Saint Mercurius slaying Julian the Apostate is an icon found in the St. George's church in Struga. It is the third in a row on this topic in the Ohrid region, North Macedonia.

Faced with the upper part of the body, Saint Mercurius, with a cinnabar halo, triumphantly rides a white horse, who with a whirling mane lifts his hooves upon the emperor Julian "the Apostate". Hit by the spear, the fallen emperor can only be seen in the lower right corner. Mercurius is depicted in a leather armor with a metal gambeson; a cinnamon chlamys with pearl ornaments, tied by a large knot on the chest; a short green tunic; blue socks with black and red hinges and ocher shoes; a metal helmet with wide visor and long feather on top; a circular shield, profiled along the outer edge and a black vase motif on the white center field; a sword and a bow with an arrow in obscure fragments to the body. In the upper right corner, a Slavic inscription in three lines, written with cinnabar on the ocher background, describes the content: "Мерькоурï[е] /велïкï [по]корьï /..с…в.ïтек" ("Mercurius/great conqueror/..с…в.ïтек")

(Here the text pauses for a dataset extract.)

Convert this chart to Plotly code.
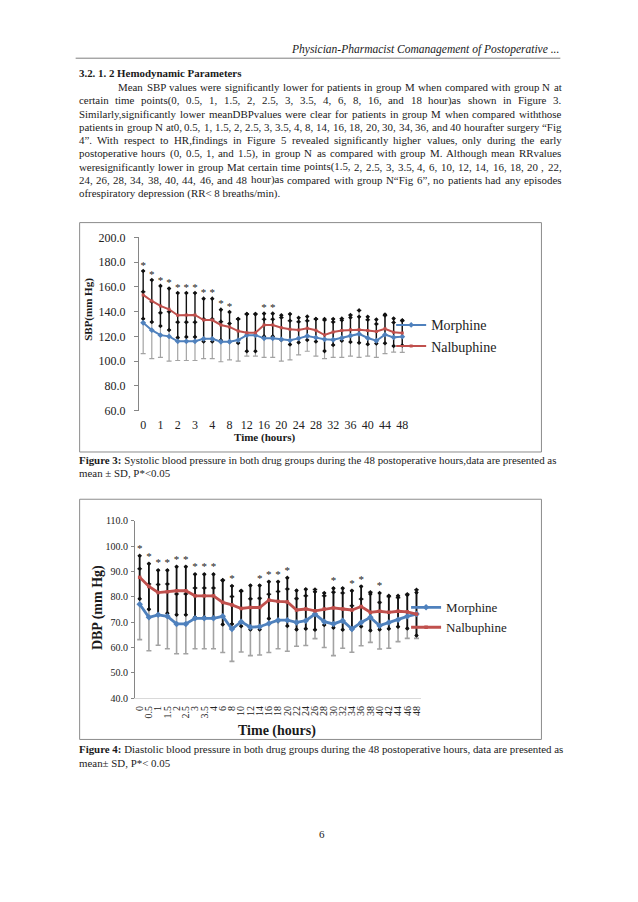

In addition to the sense of composition and proportions, the iconographer's painting process is characterized by a deep dark, often black line. The image is painted on a light ocher with olive shades, cinnamon accentuated on the cheeks, nose and mouth, as well as a white weight on the face and neck. The physiognomic features of the saint with a full cheek face, curly hair up to the ears, short dark beard and mustache, as well as the modeling of his helmet, direct the closest analogies to the Church of the Assumption of the Most Holy Mother of God in Velestovo, near Ohrid, more precisely towards the image of St. Mercurius painted in 1444. However, the duct of the letters from the Struga icon has greater similarities with the Velest inscription from 1450/51, or with those of the younger frescoes in the church of St. Constantine and Helena, so there is reason to believe that the anonymous author of the icon was associated with Ohrid around the middle of the 15th century.